Graphene oxide (GO) is often referred as a 2D colloid, which can be dispersed in water and form nematic liquid crystal (LC) phase. The good dispersity and the ability to form the LC phase enables the solution processing of GO; thus, GO LC has been actively employed in high-performance graphene-based fibers or films applications through solution processing. While GO LC exhibits extraordinary physical properties of high mechanical strength, tunable bandgap or good electrical/thermal conductivity, the performance of GO LC applications can be dependent on their colloidal properties in solution.
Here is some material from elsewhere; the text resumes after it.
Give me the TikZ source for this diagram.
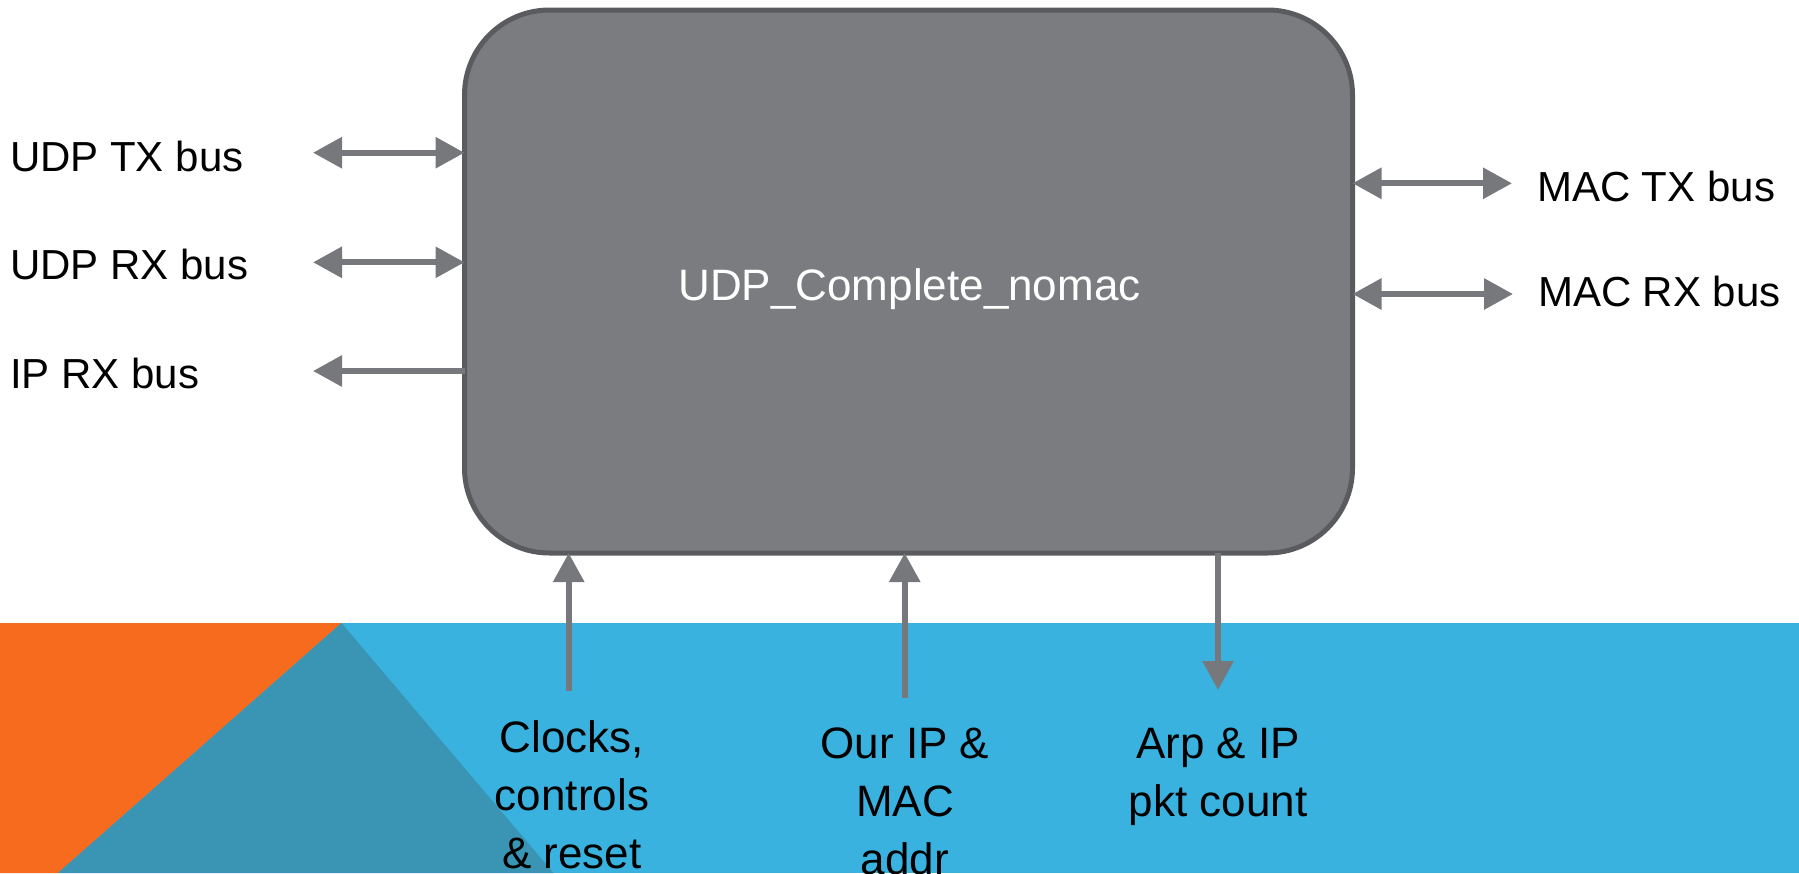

In this regard, we systematically study the stable dispersion of GO in polymer solutions and examine how polymer influence the microstructure and rheological properties of GO suspension. 

The following topics are of current interest to our group.

A. Microstructure and rheological properties of graphene oxide dispersions

B. Polymer crystallization in extreme confinement with graphene oxide

C. Dispersion and rheological properties of MXene

A. Microstructure and Rheological Properties of Graphene Oxide Dispersions

Graphene oxide (GO) exhibits good dispersibility and colloidal stability in an aqueous solution based on its functional groups on the basal plane and edges. These properties enable solution processing of GO dispersion for various forms of GO-based products such as fiber, membrane, aerogel, etc. Depending on the structure of the GO dispersion, the electrical and mechanical properties of the final product may change, and certain rheological properties are required depending on the processing. Our group investigates microscopic structural changes according to specific factors and further discusses macroscopic changes in rheological properties. Through this, better process conditions and treatment procedures are suggested according to the purpose.

Representative paper

1)  Overcoming Challenges in Colloidal and Chemical Stability of Graphene Oxide with Exploration of Dispersing Solvent (Small, 2025)

2) Is Low Polydispersity Always Beneficial? Exploring the Impact of Size Polydispersity on the Microstructure and Rheological Properties of Graphene Oxide (ACS Appl. Mater. Interfaces, 2024)

3) Additive-Free Gelation of Graphene Oxide Dispersions via Mild Thermal Annealing: Implications for 3D Printing and Supercapacitor Applications (Adv. Mater., 2024)

4) Unifying Dispersion Properties of Graphene Oxide Suspensions via Interlayer Spacing Control: Insights for Universal 2D Colloid Behavior (Carbon, 2023)

5) Continuous Structural Deformation of Graphene Oxide Liquid Crystal Colloids Under Shear for Hydrogel Films (Carbon, 2023)

6) Universal Alignment of Graphene Oxide in Suspensions and Fibers (ACS Nano, 2021)

B. Polymer Crystallization in Extreme Confinement with Graphene Oxide 

Graphene oxide (GO) is known to promote crystallization kinetics and change the crystalline morphology for semicrystalline polymers. Previous studies reported that the large specific surface area of GO can provide nucleation sites, which enhances the polymer crystallization on GO reducing the nucleation barrier. However, the crystallization kinetics can be more complex such that the crystallization can be enhanced or suppressed depending on the cooling rate or the GO content. In addition, the GO-polymer interactions at the GO interface can play an important role in changing crystallization kinetics. 

Representative paper

1) Tailored Growth of Graphene Oxide Liquid Crystals with Controlled Polymer Crystallization in GO-polymer Composites (Nanoscale, 2021)

2) Tailored Colloidal Stability and Rheological Properties of Graphene Oxide Liquid Crystals with Polymer Induced Depletion Attractions (ACS Nano, 2018)

3) Wide Concentration Liquid Crystallinity of Graphene Oxide Aqueous Suspension with Interacting Polymers (Mater. Horiz., 2017)

C. Dispersion and Rheological Properties of MXene

MXenes(Mn+1XnTx) are a two-dimensional(2D) material that shows high electrical conductivity and excellent mechanical properties. MXenes are widely used for energy storage, electromagnetic interference shielding, and catalysis due to their superior properties. As these applications are processed in their dispersion states and performance can vary depending on the particle structure, understanding the fundamental characteristics of MXenes in dispersion states becomes crucial. We are interested in investigating the structure-rheological property relationship with the occurrence of oxidation and polymer addition.